Van Schoor’s actions were facilitated by a society that allowed him to operate with impunity. "Van Schoor was a serial killer because there was a society that allowed him to be one," says Jacobson. For the relatives of van Schoor’s victims, his freedom and the state’s failure to investigate his killings are sources of enduring pain. Some families never recovered their loved ones’ bodies. "It seems like we are stuck in this phase of being heartbroken, being angry," says Marlene Mvumbi, whose brother Edward was murdered by van Schoor in 1987 and whose remains were dumped in an unmarked grave without the family’s consent. "Lots of people are still missing and not even in the graveyard… there is no closure."

 

Van Schoor’s case predates South Africa’s 1995 Truth and Reconciliation Commission, which provided compensation to many victims of apartheid-era crimes.

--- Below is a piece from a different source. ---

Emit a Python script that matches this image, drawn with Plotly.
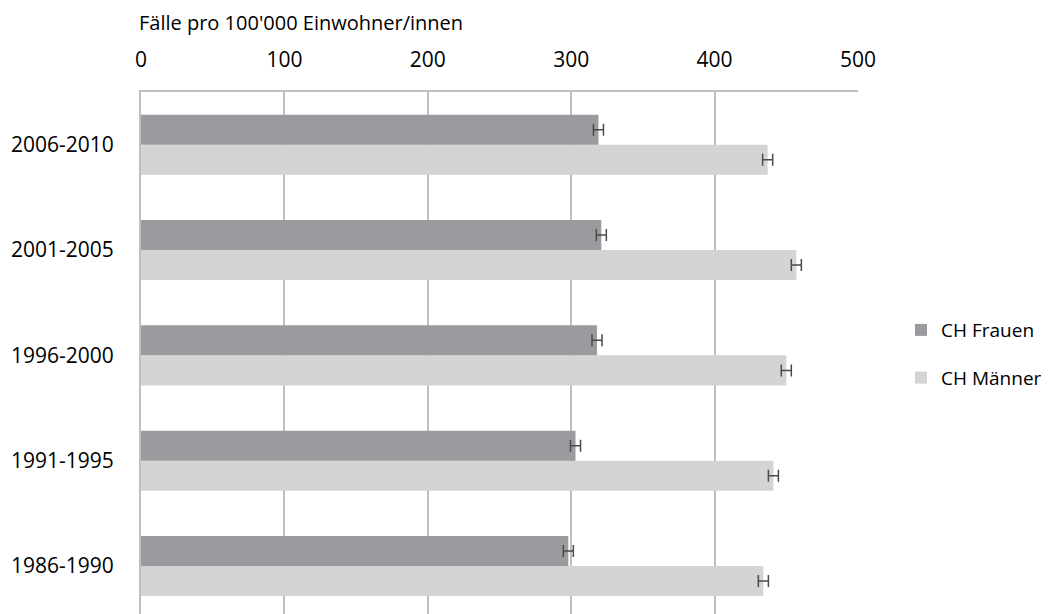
import plotly.graph_objects as go

periods = ["1986-1990", "1991-1995", "1996-2000", "2001-2005", "2006-2010"]
frauen = [298, 303, 318, 321, 319]
maenner = [434, 441, 450, 457, 437]
err_frauen = [3.5, 3.5, 3.5, 3.5, 3.5]
err_maenner = [3.5, 3.5, 3.5, 3.5, 3.5]
x_ticks = [0, 100, 200, 300, 400, 500]
x_title = "Fälle pro 100'000 Einwohner/innen"

FONT = "Open Sans"
fig = go.Figure()
fig.add_trace(go.Bar(
    y=periods, x=maenner, orientation="h", name="CH Männer",
    marker=dict(color="#d3d4d4", line=dict(width=0)),
    error_x=dict(type="data", array=err_maenner, color="#4a4a4a", thickness=1.5, width=6),
    legendrank=2, legendgroup="m",
))
fig.add_trace(go.Bar(
    y=periods, x=frauen, orientation="h", name="CH Frauen",
    marker=dict(color="#999b9e", line=dict(width=0)),
    error_x=dict(type="data", array=err_frauen, color="#4a4a4a", thickness=1.5, width=6),
    legendrank=1, legendgroup="f",
))

fig.update_layout(
    width=1041, height=606,
    margin=dict(l=133, r=191, t=84, b=0, autoexpand=False),
    paper_bgcolor="white", plot_bgcolor="white",
    barmode="group", bargap=0.43, bargroupgap=0,
    font=dict(family=FONT, color="#000000", size=21),
    legend=dict(x=1.06, xanchor="left", y=0.498, yanchor="middle",
                font=dict(size=19), tracegroupgap=20, itemwidth=30,
                bgcolor="rgba(0,0,0,0)"),
    showlegend=True,
    annotations=[dict(text=x_title, xref="paper", yref="paper", x=-0.006, y=1.134,
                      xanchor="left", yanchor="middle", showarrow=False,
                      font=dict(size=20, family=FONT, color="#000000"))],
)
fig.update_xaxes(
    side="top", range=[0, 500], tickvals=x_ticks, automargin=False,
    showgrid=True, gridcolor="#bfbfbf", gridwidth=2,
    showline=True, linecolor="#bfbfbf", linewidth=2, mirror=True,
    zeroline=False, ticks="", ticklabelstandoff=15,
    tickfont=dict(size=21),
)
fig.update_yaxes(
    categoryorder="array", categoryarray=periods, automargin=False,
    range=[-0.455, 4.5],
    showline=True, linecolor="#bfbfbf", linewidth=2,
    showgrid=False, zeroline=False, ticks="", ticklabelstandoff=21,
    tickfont=dict(size=21),
)
fig.write_html("out.html")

Sharlene Crage, a former activist who pushed for van Schoor’s prosecution, is outraged that he was ever allowed to walk free. "It’s a shocking miscarriage of justice," she said. "There is no reason his case shouldn’t be reopened." Despite being sentenced to over 90 years in prison in 1992, van Schoor was allowed to serve his terms concurrently and was freed on parole in 2004.

 

The early release of apartheid-era killers from prison remains a contentious issue in South Africa. In 2022, protests erupted in Johannesburg over the parole of Janusz Walus, who killed anti-apartheid politician Chris Hani. A few years earlier, Eugene de Kock, responsible for a death squad that abducted, tortured, and murdered dozens of black activists, was also freed.

 

Today, van Schoor spends most of his time watching rugby, smoking, and playing with his pet rottweiler, Brutus. He claims to have no memory of many of his killings and denies having shot as many as 100 people, as some reports suggest. "I honestly don’t know how many I shot. Some say over a 100.